Film pivot dans la carrière de Fukasaku qui aborde un virage plus nihiliste. Là où les petits voyous de Guerre des gangs à Okinawa, réalisé l'année précédente, cherchaient une nouvelle vie en repartant de zéro sur l'île d'Okinawa, ici le protagoniste, Okita (Bunta Sugawara) est une tête brûlée qui a mal démarré dans la vie : né dans un taudis le jour de la capitulation du Japon (15/08/1945), de père inconnu et de mère paumée, il tombe dans l'univers des petits gangs de rue, de la violence et des viols -- ici montrés de façon explicite -- avant d'être incarcéré pour cinq ans. La prison, loin de le réinsérer, confirme son statut de petite frappe et à sa libération, il retourne exactement là où tout a commencé, répétant ainsi le même cycle.
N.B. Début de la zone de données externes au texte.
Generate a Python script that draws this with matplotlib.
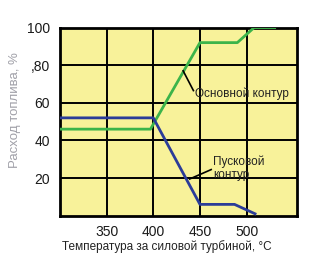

Ce cycle fataliste est répété à travers plusieurs images : la jeune fille devenue tour à tour victime, prostituée et amante, peut-être à l'image de sa mère ; la boulette de riz qui est un élément visuel choc du viol collectif, que l'on retrouve dans la dernière séquence du film ; Yato (Noboru Andô) l'aîné qui revoit sa jeunesse fougueuse à travers Okita. Même lorsqu'il parvient à gravir les échelons du milieu et est en passe de devenir un yakuza respectable, Okita se sent obligé de retourner aux basses œuvres et à la violence de la rue, comme prisonnier de son destin. On devine sans peine à son caractère indomptable la seule issue possible pour lui.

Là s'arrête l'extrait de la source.